If we broaden the scope slightly to include other kinds of flashing light, then the trick goes back at least as far as the birth of a famous monster at the dawn of sound, and comes to us via more or less every subsequent horror or sci-fi movie which can justify a lightning storm, malfunctioning electronic device or deranged necromancer. The 2002 film Equilibrium, which succeeds hugely in that it is much slicker and much glossier than it has any right to be for $20million, builds an entire fight scene from single frames illuminated solely by muzzle flash.
Moving lights
The idea of moving light, though, is uniquely powerful because it can leverage the reality of three-dimensional space simply by being panned through it, on a stand. Usually, if we want to see depth, we have to move the camera or the subject sideways, and that means large numbers of expensive people carrying large amounts of expensive equipment from truck to location. A static camera can watch light sweep through a location without either of them doing anything more than pan, and if we do want to get clever, it’s as easy to roll a light along on a dolly as it is a camera. People have regularly put lights on cranes to simulate the relative motion of the sun around a fighter jet, and lighting drones are increasingly common. Has anyone put a light on a gimbal yet? And then there’s time lapse, which can be shot by anyone with a third-hand DSLR and tends to feature sweeping shadows as the sun races across the sky.

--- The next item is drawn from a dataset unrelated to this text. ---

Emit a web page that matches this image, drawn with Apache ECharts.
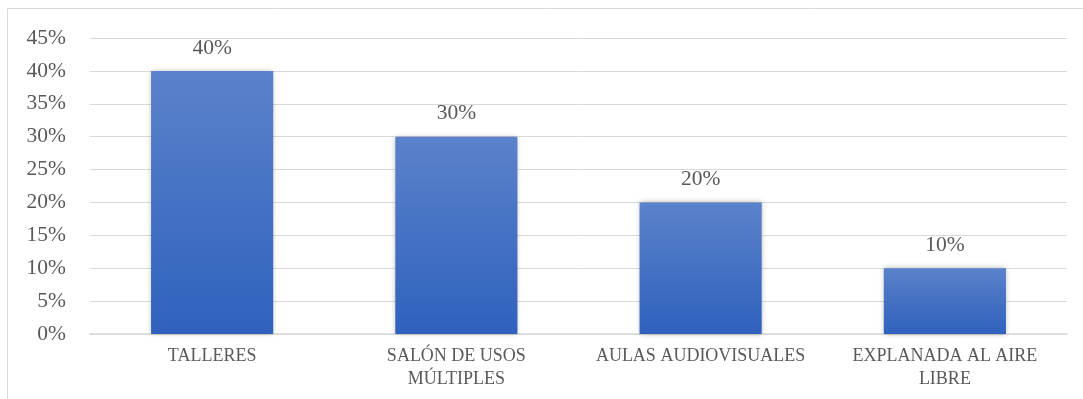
<!DOCTYPE html>
<html>
<head>
<meta charset="utf-8">
<script src="https://cdn.jsdelivr.net/npm/echarts@6/dist/echarts.min.js"></script>
<style>
  html, body { margin: 0; padding: 0; background: #fff; }
  #chart { width: 1083px; height: 399px; }
</style>
</head>
<body>
<div id="chart"></div>
<script>
// Espacios preferidos (porcentaje de respuestas)
const categories = ['TALLERES', 'SALÓN DE USOS\nMÚLTIPLES', 'AULAS AUDIOVISUALES', 'EXPLANADA AL AIRE\nLIBRE'];
const values = [40, 30, 20, 10];
const yTicks = [0, 5, 10, 15, 20, 25, 30, 35, 40, 45];

const textColor = '#595959';
const fontFamily = '"Liberation Serif", "Times New Roman", serif';

const chart = echarts.init(document.getElementById('chart'));
chart.setOption({
  animation: false,
  backgroundColor: '#fff',
  graphic: [{
    type: 'rect',
    shape: { x: 7.5, y: 8.5, width: 1200, height: 500 },
    style: { fill: 'none', stroke: '#d9d9d9', lineWidth: 1 },
    silent: true
  }],
  grid: { left: 90, right: 16, top: 38, bottom: 65 },
  xAxis: {
    type: 'category',
    data: categories,
    axisTick: { show: false },
    axisLine: { lineStyle: { color: '#d9d9d9', width: 1.5 } },
    axisLabel: {
      color: textColor, fontFamily, fontSize: 18, lineHeight: 23, margin: 11, interval: 0
    }
  },
  yAxis: {
    type: 'value',
    min: yTicks[0],
    max: yTicks[yTicks.length - 1],
    interval: 5,
    axisLine: { show: false },
    axisTick: { show: false },
    splitLine: { lineStyle: { color: '#d9d9d9', width: 1 } },
    axisLabel: {
      color: textColor, fontFamily, fontSize: 21.5, margin: 24,
      formatter: v => v + '%'
    }
  },
  series: [{
    type: 'bar',
    data: values,
    barWidth: '50%',
    itemStyle: {
      color: new echarts.graphic.LinearGradient(0, 0, 0, 1, [
        { offset: 0, color: '#5b82cb' },
        { offset: 1, color: '#2f61bd' }
      ]),
      shadowColor: 'rgba(0,0,0,0.3)',
      shadowBlur: 5
    },
    label: {
      show: true,
      position: 'top',
      distance: 12,
      color: textColor, fontFamily, fontSize: 21.5,
      formatter: p => p.value + '%'
    }
  }]
});
</script>
</body>
</html>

This sort of trickery isn’t solely about obscuring regrettable things by not pointing lights at them. It’s also about the distraction of moving shadows and the option to actually animate chiaroscuro, something that could hardly be more appropriate to a moving-image artform that still takes major clues from the old masters. Or, at least, that’s what we’ll say if anyone asks why every scene in a police procedural reveals crucial clues in the sweep of a car’s headlights.